Dann aber kam alles anders. Um Jura herum bildete sich bald eine Traube von Leuten und leicht erregtem Gespräch. Als ich endlich erfuhr worum es ging, stockte mir der Atem. Natürlich wollte ich es nicht glauben, bis ich es dann auch noch mit eigenen Augen sah. Nur wenige Meter von dem Weg entfernt, auf dem Ruslan und ich fünf Minuten vorher angekommen waren lag Andrej: Stocksteif gefroren. Die Augen offen. Die Hände verkrampft vom leblosen Körper gestreckt. In seiner alten rot-grün-blauen Jacke, den schwarzen, vor Kälte starrenden Hosen, in denen das Wasser gefroren war, die löchrigen Schuhe ausgezogen vor sich. Verglichen mit dem gewöhnlichen Ausdruck seines Gesichts, dem schlotternden Unterkiefer, der Augenpartie, die ständig von Angstfalten dominiert wird und gleichzeitig um eine menschliche Kleinigkeit flehen, lag etwas Friedfertiges in seinem Antlitz an diesem Morgen. Erst gestern hatte ich ihn noch getroffen, als er zum Wagon kam, als schon längst alles ausgegeben war. Er bat mich um ein bisschen Geld oder eine Zigarette, was ich beides nicht dabei hatte. Wir verabschiedeten uns damit, dass wir uns ja „morgen sehen werden“. „Wir“ war aber morgens schon im „Gestern“ erstarrt.
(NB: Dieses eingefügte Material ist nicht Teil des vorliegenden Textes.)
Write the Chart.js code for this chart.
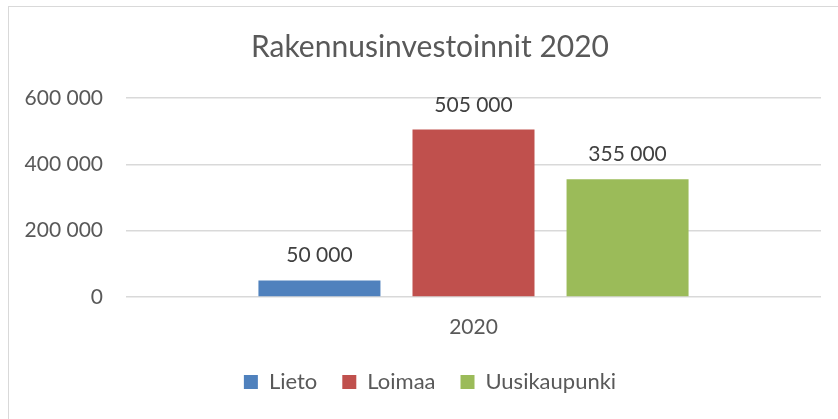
<!DOCTYPE html>
<html>
<head>
<meta charset="utf-8">
<script src="https://cdn.jsdelivr.net/npm/chart.js@4"></script>
<style>
  html, body { margin: 0; padding: 0; background: #fff; overflow: hidden; }
  #frame {
    position: absolute; left: 8px; top: 6px;
    width: 842px; height: 430px;
    border: 1px solid #d9d9d9;
  }
  #chart { display: block; }
</style>
</head>
<body>
<div id="frame"><canvas id="chart" width="842" height="420"></canvas></div>
<script>
const categories = ['2020'];
const towns = ['Lieto', 'Loimaa', 'Uusikaupunki'];
const investments = [50000, 505000, 355000];
const colors = ['#4F81BD', '#C0504D', '#9BBB59'];
const yTicks = [0, 200000, 400000, 600000];

const fmt = v => String(v).replace(/\B(?=(\d{3})+(?!\d))/g, ' ');

const valueLabels = {
  id: 'valueLabels',
  afterDatasetsDraw(chart) {
    const ctx = chart.ctx;
    ctx.save();
    ctx.font = '21px Lato';
    ctx.fillStyle = '#404040';
    ctx.textAlign = 'center';
    ctx.textBaseline = 'alphabetic';
    chart.data.datasets.forEach((ds, i) => {
      chart.getDatasetMeta(i).data.forEach((bar, j) => {
        ctx.fillText(fmt(ds.data[j]), bar.x, bar.y - 18);
      });
    });
    ctx.restore();
  }
};

new Chart(document.getElementById('chart').getContext('2d'), {
  type: 'bar',
  data: {
    labels: categories,
    datasets: towns.map((t, i) => ({
      label: t,
      data: [investments[i]],
      backgroundColor: colors[i],
      categoryPercentage: 0.665,
      barPercentage: 0.792
    }))
  },
  options: {
    responsive: false,
    animation: false,
    layout: { padding: { left: 0, right: 0, top: 0, bottom: 24 } },
    plugins: {
      title: {
        display: true,
        text: 'Rakennusinvestoinnit 2020',
        color: '#595959',
        font: { family: 'Lato', size: 30, weight: 'normal' },
        padding: { top: 22, bottom: 33 }
      },
      legend: {
        position: 'bottom',
        labels: {
          color: '#595959',
          font: { family: 'Lato', size: 22 },
          boxWidth: 14,
          boxHeight: 14,
          padding: 25
        }
      },
      tooltip: { enabled: false }
    },
    scales: {
      x: {
        grid: { display: false, drawTicks: false },
        border: { display: false },
        afterFit: s => { s.height = 49; },
        ticks: { color: '#595959', font: { family: 'Lato', size: 21 }, padding: 18 }
      },
      y: {
        min: 0,
        max: 600000,
        afterBuildTicks: s => { s.ticks = yTicks.map(v => ({ value: v })); },
        afterFit: s => { s.width = 117; },
        grid: { color: '#d9d9d9', lineWidth: 1.5, drawTicks: false },
        border: { display: false },
        ticks: {
          color: '#595959',
          font: { family: 'Lato', size: 21 },
          padding: 23,
          callback: v => fmt(v)
        }
      },
      yRight: {
        type: 'linear',
        position: 'right',
        grid: { display: false, drawTicks: false },
        border: { display: false },
        ticks: { display: false },
        afterFit: s => { s.width = 30; }
      }
    }
  },
  plugins: [valueLabels]
});
</script>
</body>
</html>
Angesichts der routinierten Reaktionen der anderen Obdachlosen und der Caritasmitarbeiter hielt ich meine Trauer zurück und verdrängte sie mit dem Gedanken, dass er jetzt nichts mehr zu fürchten hat. Er hatte es wirklich hinter sich, wie man diese lächerliche Phrase immer nach einem langen Leiden so häufig in der Grabrede ins Feld führt. Ich holte alles Positive aus dem Aphorismus und verbrachte so den Rest des Vormittags, monoton Tee und Brötchen ausgebend. Denke ich nun darüber nach, muss ich sagen, dass ich mir gewünscht hätte, jemand hätte diese Phrase auch nur kurz und beiläufig ausgesprochen, damit sie den Abklatsch einer Grabrede erfüllt hätte. Aber eine Grabrede wird es nicht geben. Auch keine Beerdigung. Wenn er Pech hat, bleibt Andrejs Körper so liegen, bis irgendwann die Zerfallsprozesse das ihrige tun. Wenn er Glück hat, wird er verscharrt. Als Ruslan und ich weggingen, lag er zumindest immer noch da. Die Polizei hatte ihn begutachtet. Im schlechtesten Fall für Jura werden sie ihm ein Gewaltverbrechen daraus basteln und ihn einsperren. Ist aber wohl eher wenig wahrscheinlich. Der Mann war so „klar wie Wintereis“ erfroren. Das ist das Schicksal als Obdachloser im Wolgograder Winter: Du verendest und keiner weiß auch nur, dass du mal existiert hast. Die Welt dreht sich weiter. Und selbst die wenigen, die von dir wussten, mit denen du vielleicht ein kleines Stück oder einen längeren Abschnitt deines Weges gegangen bist, halten dich nicht in Ehren. Ihre eigene Existenz rennt ihnen durch die Finger und sie schinden sich jede Sekunde, sie zu retten, den kostbaren Sand der Zeit aufzufangen und jeder Gedanke ist darauf fokussiert. Da bleibt keine Zeit für Grabrede, Rosenkranz in der Leichenhalle oder Kaffee und Schnittchen nach der Beerdigung. Schon eine Träne herauszupressen ist ihnen in dieser lebensfeindlichen Kälte eher ein Akt der Selbstzerstörung.
Aber Hiob meint es heute besonders gut mit mir. Als ich wieder nach Hause kam, wurde mir direkt offenbart, dass Andrej wohl nicht der einzige Tote Obdachlose dieses Winters bleiben wird. Russland lässt dem sonst eher weichen Ei Jörg wohl keine andere Wahl als zur harten Nuss zu werden.